# Egyptian tortoises for sale?



## Mr. turtle

Anyone know where i can get an egyptian tortoise cheaper than like $400? A hatchling. I hear they are good torts. I might either get one of these, a golden greek, leopard, or a cherry head red foot tortoise.


----------



## zovick

The least costly Egyptian Tortoise babies I have seen recently were $500-$700 each for well established babies a couple of months old or so. I rather doubt you will find a healthy one for under $500.

Not knowing your level of experience, I would say that you might possibly be better off with a Red Foot or a Golden Greek because they are less costly and also Egyptian Tortoises have some rather difficult requirements, especially if you are not already an experienced tortoise keeper.


----------



## PA2019

I found the following website that is listing Kleinmann hatchlings for $240.92

http://www.tortoisefarmshop.com/tortoise-for-sale.html

However I am unable to find much information about the company, or the owner, Miranda Scott. Perhaps those with experience with the Tortoise Farm can chime in.


----------



## Neal

PA2019 said:


> I found the following website that is listing Kleinmann hatchlings for $240.92
> 
> 
> However I am unable to find much information about the company, or the owner, Miranda Scott. Perhaps those with experience with the ********* can chime in.

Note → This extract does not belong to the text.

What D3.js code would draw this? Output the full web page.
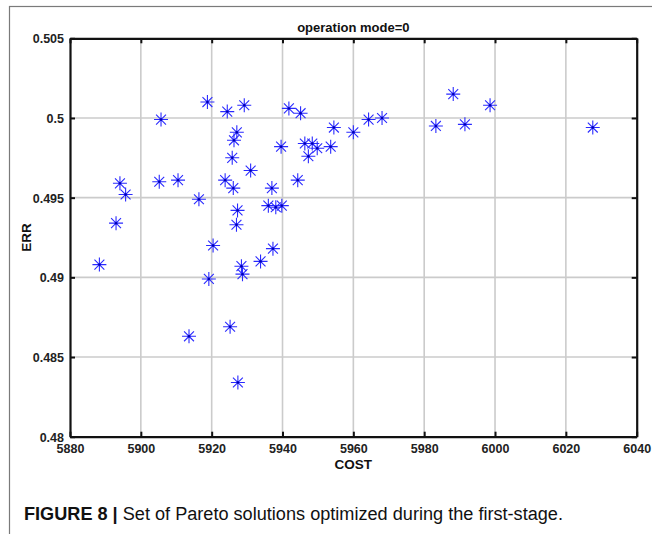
<!DOCTYPE html>
<html>
<head>
<meta charset="utf-8">
<script src="https://cdn.jsdelivr.net/npm/d3@7"></script>
<style>
  body { margin: 0; background: #fff; }
  svg { display: block; }
</style>
</head>
<body>
<svg id="chart"></svg>
<script>
// Pareto solutions (COST, ERR)
var cost = [5888.3, 5893.0, 5894.1, 5895.7, 5905.2, 5905.7, 5910.5, 5913.6, 5916.4, 5918.8,
            5919.2, 5920.4, 5923.8, 5924.4, 5925.2, 5925.8, 5926.1, 5926.3, 5927.1, 5927.3,
            5927.0, 5927.4, 5928.4, 5928.7, 5929.2, 5931.0, 5933.8, 5936.0, 5937.0, 5937.3,
            5938.1, 5939.6, 5939.8, 5941.8, 5944.3, 5945.1, 5946.3, 5947.3, 5948.4, 5949.8,
            5953.6, 5954.5, 5960.0, 5964.3, 5968.1, 5983.3, 5988.2, 5991.5, 5998.6, 6027.6];
var err = [0.4908, 0.4934, 0.4959, 0.4952, 0.4960, 0.4999, 0.4961, 0.4863, 0.4949, 0.5010,
           0.4899, 0.4920, 0.4961, 0.5004, 0.4869, 0.4975, 0.4956, 0.4986, 0.4991, 0.4942,
           0.4933, 0.4834, 0.4907, 0.4902, 0.5008, 0.4967, 0.4910, 0.4945, 0.4956, 0.4918,
           0.4944, 0.4982, 0.4945, 0.5006, 0.4961, 0.5003, 0.4984, 0.4976, 0.4984, 0.4981,
           0.4982, 0.4994, 0.4991, 0.4999, 0.5000, 0.4995, 0.5015, 0.4996, 0.5008, 0.4994];

var xTicks = [5880, 5900, 5920, 5940, 5960, 5980, 6000, 6020, 6040];
var yTicks = [0.48, 0.485, 0.49, 0.495, 0.5, 0.505];
var yTickLabels = ["0.48", "0.485", "0.49", "0.495", "0.5", "0.505"];

var width = 652, height = 534;
var plot = { left: 70, right: 636.7, top: 38.3, bottom: 436.7 };
var font = '"Liberation Sans", Arial, sans-serif';

var svg = d3.select('#chart')
    .attr('width', width)
    .attr('height', height);

svg.append('rect')
    .attr('width', width).attr('height', height)
    .attr('fill', '#fff');

// grey page frame (left and top edges visible)
svg.append('rect')
    .attr('x', 9.5).attr('y', 6.5)
    .attr('width', 700).attr('height', 600)
    .attr('fill', 'none')
    .attr('stroke', '#7a7a7a')
    .attr('stroke-width', 1.2);

var x = d3.scaleLinear().domain([5880, 6040]).range([plot.left, plot.right]);
var y = d3.scaleLinear().domain([0.48, 0.505]).range([plot.bottom, plot.top]);

// grid
var grid = svg.append('g').attr('class', 'grid');
grid.selectAll('line.gx')
    .data(xTicks.slice(1, -1))
    .enter().append('line')
      .attr('x1', function(d) { return x(d); })
      .attr('x2', function(d) { return x(d); })
      .attr('y1', plot.top).attr('y2', plot.bottom)
      .attr('stroke', '#cbcbcb').attr('stroke-width', 1.6);
grid.selectAll('line.gy')
    .data(yTicks.slice(1, -1))
    .enter().append('line')
      .attr('y1', function(d) { return y(d); })
      .attr('y2', function(d) { return y(d); })
      .attr('x1', plot.left).attr('x2', plot.right)
      .attr('stroke', '#cbcbcb').attr('stroke-width', 1.6);

// axes (ticks pointing inwards, box on all sides)
var axBottom = svg.append('g')
    .attr('transform', 'translate(0,' + plot.bottom + ')')
    .call(d3.axisBottom(x).tickValues(xTicks).tickSize(-5).tickSizeOuter(0).tickPadding(7)
          .tickFormat(d3.format('d')));
var axTop = svg.append('g')
    .attr('transform', 'translate(0,' + plot.top + ')')
    .call(d3.axisTop(x).tickValues(xTicks).tickSize(-5).tickSizeOuter(0).tickFormat(''));
var axLeft = svg.append('g')
    .attr('transform', 'translate(' + plot.left + ',0)')
    .call(d3.axisLeft(y).tickValues(yTicks).tickSize(-5).tickSizeOuter(0).tickPadding(6)
          .tickFormat(function(d, i) { return yTickLabels[i]; }));
var axRight = svg.append('g')
    .attr('transform', 'translate(' + plot.right + ',0)')
    .call(d3.axisRight(y).tickValues(yTicks).tickSize(-5).tickSizeOuter(0).tickFormat(''));

[axBottom, axTop, axLeft, axRight].forEach(function(a) {
    a.attr('font-family', font).attr('font-size', 12.5).attr('font-weight', 'bold');
    a.select('.domain').attr('stroke', '#111').attr('stroke-width', 2.2);
    a.selectAll('.tick line').attr('stroke', '#111').attr('stroke-width', 2);
    a.selectAll('.tick text').attr('fill', '#222');
});
axBottom.selectAll('.tick text').attr('dy', '0.72em');
axLeft.selectAll('.tick text').attr('dy', '0.35em');

// asterisk marker (+ and x)
function asterisk(r) {
    var d = r * Math.SQRT1_2;
    return 'M' + (-r) + ',0L' + r + ',0' +
           'M0,' + (-r) + 'L0,' + r +
           'M' + (-d) + ',' + (-d) + 'L' + d + ',' + d +
           'M' + (-d) + ',' + d + 'L' + d + ',' + (-d);
}

var pts = cost.map(function(c, i) { return { cost: c, err: err[i] }; });
svg.append('g').attr('class', 'points')
    .selectAll('path')
    .data(pts)
    .enter().append('path')
      .attr('transform', function(d) { return 'translate(' + x(d.cost) + ',' + y(d.err) + ')'; })
      .attr('d', asterisk(7))
      .attr('fill', 'none')
      .attr('stroke', '#2a2aff')
      .attr('stroke-width', 1.1);
svg.append('g')
    .selectAll('circle')
    .data(pts)
    .enter().append('circle')
      .attr('cx', function(d) { return x(d.cost); })
      .attr('cy', function(d) { return y(d.err); })
      .attr('r', 1.2)
      .attr('fill', '#0000b0');

// titles
var cx = (plot.left + plot.right) / 2;
svg.append('text')
    .attr('x', cx).attr('y', 32)
    .attr('text-anchor', 'middle')
    .style('font-family', font)
    .style('font-weight', 'bold').style('font-size', '13px').style('fill', '#111')
    .text('operation mode=0');
svg.append('text')
    .attr('x', cx).attr('y', 469)
    .attr('text-anchor', 'middle')
    .style('font-family', font)
    .style('font-weight', 'bold').style('font-size', '13.5px').style('fill', '#111')
    .text('COST');
svg.append('text')
    .attr('transform', 'translate(31,' + ((plot.top + plot.bottom) / 2) + ') rotate(-90)')
    .attr('text-anchor', 'middle')
    .style('font-family', font)
    .style('font-weight', 'bold').style('font-size', '13.5px').style('fill', '#111')
    .text('ERR');

// figure caption
var cap = svg.append('text')
    .attr('x', 24).attr('y', 520)
    .attr('textLength', 539)
    .attr('lengthAdjust', 'spacingAndGlyphs')
    .style('font-family', font)
    .style('font-size', '18px').style('fill', '#111');
cap.append('tspan').style('font-weight', 'bold').text('FIGURE 8 | ');
cap.append('tspan').text('Set of Pareto solutions optimized during the first-stage.');
</script>
</body>
</html>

That is a scammer's website. All pictures and content are stolen from other websites. It looks like the pics and content are mostly from Tortoise Town, but also from Tortoise Supply.

A moderator might consider deleting the link to protect unknowing persons.


----------



## PA2019

Neal said:


> That is a scammer's website. All pictures and content are stolen from other websites. It looks like the pics and content are mostly from Tortoise Town, but also from Tortoise Supply.
> 
> A moderator might consider deleting the link to protect unknowing persons.



Thank you for the clarification Neal


----------